In short, if Fleet Foxes are the woods, and Grizzly Bear is space, then Local Natives is the city, the man-made present of concrete and asphalt and blood and sweat and graffiti and mass production and the prospects and hope afforded by technological advancement, the drudgery and the beauty of modern human city life.
It seems too calculated or pointed to be truly coincidental, but Fleet Foxes, Veckatimest, and Gorilla Manor all carry another strange similarity: The first and second tracks of each work in perfect tandem as a signature, defining the band’s stylistic intentions while marking clearly where the indie scene has landed, and as a catchy yet still artistically impressive, single, respectively. I don’t believe that these are premeditated similarities, but considering the way I’ve chosen to trace this path, it’s strangely fitting.

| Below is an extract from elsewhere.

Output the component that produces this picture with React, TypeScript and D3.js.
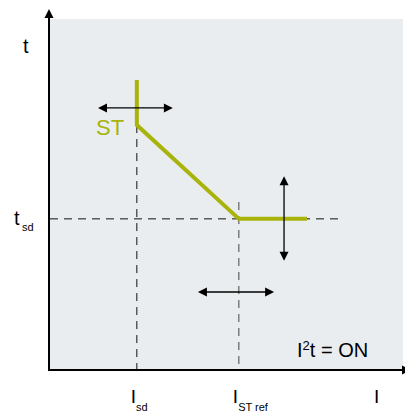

“Airplanes,” the second track on Local Natives’ album, is much like “White Winter Hymnal” and “Two Weeks” in several ways. It begins slowly, calmly building to an unexpected burst of harmony and instrumentation which catches the listener off guard. Later on, it pulls back into softness, before, very much like “Two Weeks,” it rises to an even grander conclusion.
Were one to trace this path of the indie scene, to the reintegration of folk and its eventual dissection and absorption by modern rock, I think they would clearly find, as I have, the connection of these three albums, and their landmarks along the roads of indie music. What will the next step be? Perhaps the core. Perhaps the internet. Perhaps the soul. Wherever is there is art left to be inspired, people shall go.
And whatever will become of the “indie” tree, it certainly will not die. Its name may be changed, it’s leaves may turn color, but the tree will thrive as long as there are those who wish to eat from its fruit and as long as there is a sun to shine light on the worlds and words of people often ignored or unseen by the eye of the greater populace.